== Data provided ==

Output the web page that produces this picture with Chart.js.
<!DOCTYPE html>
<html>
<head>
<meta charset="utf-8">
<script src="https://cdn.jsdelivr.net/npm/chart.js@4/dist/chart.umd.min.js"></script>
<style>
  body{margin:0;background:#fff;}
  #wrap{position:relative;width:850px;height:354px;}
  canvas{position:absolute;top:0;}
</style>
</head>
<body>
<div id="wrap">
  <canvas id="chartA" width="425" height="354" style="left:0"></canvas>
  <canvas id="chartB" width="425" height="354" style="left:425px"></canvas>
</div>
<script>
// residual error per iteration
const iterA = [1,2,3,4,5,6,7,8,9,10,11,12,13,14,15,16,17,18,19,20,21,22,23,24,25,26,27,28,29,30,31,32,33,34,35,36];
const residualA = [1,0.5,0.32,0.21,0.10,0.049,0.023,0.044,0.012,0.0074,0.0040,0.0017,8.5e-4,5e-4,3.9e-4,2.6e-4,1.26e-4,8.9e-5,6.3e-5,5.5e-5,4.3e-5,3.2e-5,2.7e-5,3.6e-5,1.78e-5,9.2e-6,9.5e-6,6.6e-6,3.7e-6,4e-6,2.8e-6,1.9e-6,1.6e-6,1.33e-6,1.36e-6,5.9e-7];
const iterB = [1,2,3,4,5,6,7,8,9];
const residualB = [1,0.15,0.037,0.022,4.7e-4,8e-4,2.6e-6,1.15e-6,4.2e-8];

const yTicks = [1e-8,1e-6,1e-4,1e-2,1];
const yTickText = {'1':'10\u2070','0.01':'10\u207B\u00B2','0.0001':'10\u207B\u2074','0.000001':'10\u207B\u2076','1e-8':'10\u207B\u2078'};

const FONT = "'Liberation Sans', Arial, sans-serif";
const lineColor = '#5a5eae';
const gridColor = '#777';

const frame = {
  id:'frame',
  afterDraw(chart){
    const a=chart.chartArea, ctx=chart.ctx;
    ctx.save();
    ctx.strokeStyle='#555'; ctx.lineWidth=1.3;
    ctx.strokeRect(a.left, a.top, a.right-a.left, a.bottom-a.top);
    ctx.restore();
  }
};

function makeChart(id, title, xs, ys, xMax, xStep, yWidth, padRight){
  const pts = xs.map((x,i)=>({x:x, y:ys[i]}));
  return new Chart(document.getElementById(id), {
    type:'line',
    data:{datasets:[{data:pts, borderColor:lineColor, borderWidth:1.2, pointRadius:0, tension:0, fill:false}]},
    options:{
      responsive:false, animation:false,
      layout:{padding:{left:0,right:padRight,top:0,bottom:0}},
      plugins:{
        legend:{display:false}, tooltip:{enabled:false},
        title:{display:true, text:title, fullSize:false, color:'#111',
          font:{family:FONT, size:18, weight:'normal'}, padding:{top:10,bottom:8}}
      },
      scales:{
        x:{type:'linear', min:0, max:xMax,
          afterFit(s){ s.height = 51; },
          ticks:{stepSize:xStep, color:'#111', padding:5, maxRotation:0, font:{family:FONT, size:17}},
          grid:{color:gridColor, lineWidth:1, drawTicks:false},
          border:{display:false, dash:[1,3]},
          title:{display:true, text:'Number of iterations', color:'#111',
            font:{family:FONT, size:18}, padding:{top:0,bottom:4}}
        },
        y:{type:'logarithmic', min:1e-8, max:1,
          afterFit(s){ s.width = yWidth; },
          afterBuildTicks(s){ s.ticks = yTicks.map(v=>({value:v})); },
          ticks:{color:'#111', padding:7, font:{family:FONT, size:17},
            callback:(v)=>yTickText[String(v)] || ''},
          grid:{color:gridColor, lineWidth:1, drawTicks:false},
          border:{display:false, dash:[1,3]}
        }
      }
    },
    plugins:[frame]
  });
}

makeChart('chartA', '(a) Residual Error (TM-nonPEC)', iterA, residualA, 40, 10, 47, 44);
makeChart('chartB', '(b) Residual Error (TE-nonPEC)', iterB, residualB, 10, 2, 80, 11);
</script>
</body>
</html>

===

[Written problem] Copy all of the data exactly.

[Completed exercise]
Output the web page that produces this picture with Chart.js.
<!DOCTYPE html>
<html>
<head>
<meta charset="utf-8">
<script src="https://cdn.jsdelivr.net/npm/chart.js@4/dist/chart.umd.min.js"></script>
<style>
  body{margin:0;background:#fff;}
  #wrap{position:relative;width:850px;height:354px;}
  canvas{position:absolute;top:0;}
</style>
</head>
<body>
<div id="wrap">
  <canvas id="chartA" width="425" height="354" style="left:0"></canvas>
  <canvas id="chartB" width="425" height="354" style="left:425px"></canvas>
</div>
<script>
// residual error per iteration
const iterA = [1,2,3,4,5,6,7,8,9,10,11,12,13,14,15,16,17,18,19,20,21,22,23,24,25,26,27,28,29,30,31,32,33,34,35,36];
const residualA = [1,0.5,0.32,0.21,0.10,0.049,0.023,0.044,0.012,0.0074,0.0040,0.0017,8.5e-4,5e-4,3.9e-4,2.6e-4,1.26e-4,8.9e-5,6.3e-5,5.5e-5,4.3e-5,3.2e-5,2.7e-5,3.6e-5,1.78e-5,9.2e-6,9.5e-6,6.6e-6,3.7e-6,4e-6,2.8e-6,1.9e-6,1.6e-6,1.33e-6,1.36e-6,5.9e-7];
const iterB = [1,2,3,4,5,6,7,8,9];
const residualB = [1,0.15,0.037,0.022,4.7e-4,8e-4,2.6e-6,1.15e-6,4.2e-8];

const yTicks = [1e-8,1e-6,1e-4,1e-2,1];
const yTickText = {'1':'10\u2070','0.01':'10\u207B\u00B2','0.0001':'10\u207B\u2074','0.000001':'10\u207B\u2076','1e-8':'10\u207B\u2078'};

const FONT = "'Liberation Sans', Arial, sans-serif";
const lineColor = '#5a5eae';
const gridColor = '#777';

const frame = {
  id:'frame',
  afterDraw(chart){
    const a=chart.chartArea, ctx=chart.ctx;
    ctx.save();
    ctx.strokeStyle='#555'; ctx.lineWidth=1.3;
    ctx.strokeRect(a.left, a.top, a.right-a.left, a.bottom-a.top);
    ctx.restore();
  }
};

function makeChart(id, title, xs, ys, xMax, xStep, yWidth, padRight){
  const pts = xs.map((x,i)=>({x:x, y:ys[i]}));
  return new Chart(document.getElementById(id), {
    type:'line',
    data:{datasets:[{data:pts, borderColor:lineColor, borderWidth:1.2, pointRadius:0, tension:0, fill:false}]},
    options:{
      responsive:false, animation:false,
      layout:{padding:{left:0,right:padRight,top:0,bottom:0}},
      plugins:{
        legend:{display:false}, tooltip:{enabled:false},
        title:{display:true, text:title, fullSize:false, color:'#111',
          font:{family:FONT, size:18, weight:'normal'}, padding:{top:10,bottom:8}}
      },
      scales:{
        x:{type:'linear', min:0, max:xMax,
          afterFit(s){ s.height = 51; },
          ticks:{stepSize:xStep, color:'#111', padding:5, maxRotation:0, font:{family:FONT, size:17}},
          grid:{color:gridColor, lineWidth:1, drawTicks:false},
          border:{display:false, dash:[1,3]},
          title:{display:true, text:'Number of iterations', color:'#111',
            font:{family:FONT, size:18}, padding:{top:0,bottom:4}}
        },
        y:{type:'logarithmic', min:1e-8, max:1,
          afterFit(s){ s.width = yWidth; },
          afterBuildTicks(s){ s.ticks = yTicks.map(v=>({value:v})); },
          ticks:{color:'#111', padding:7, font:{family:FONT, size:17},
            callback:(v)=>yTickText[String(v)] || ''},
          grid:{color:gridColor, lineWidth:1, drawTicks:false},
          border:{display:false, dash:[1,3]}
        }
      }
    },
    plugins:[frame]
  });
}

makeChart('chartA', '(a) Residual Error (TM-nonPEC)', iterA, residualA, 40, 10, 47, 44);
makeChart('chartB', '(b) Residual Error (TE-nonPEC)', iterB, residualB, 10, 2, 80, 11);
</script>
</body>
</html>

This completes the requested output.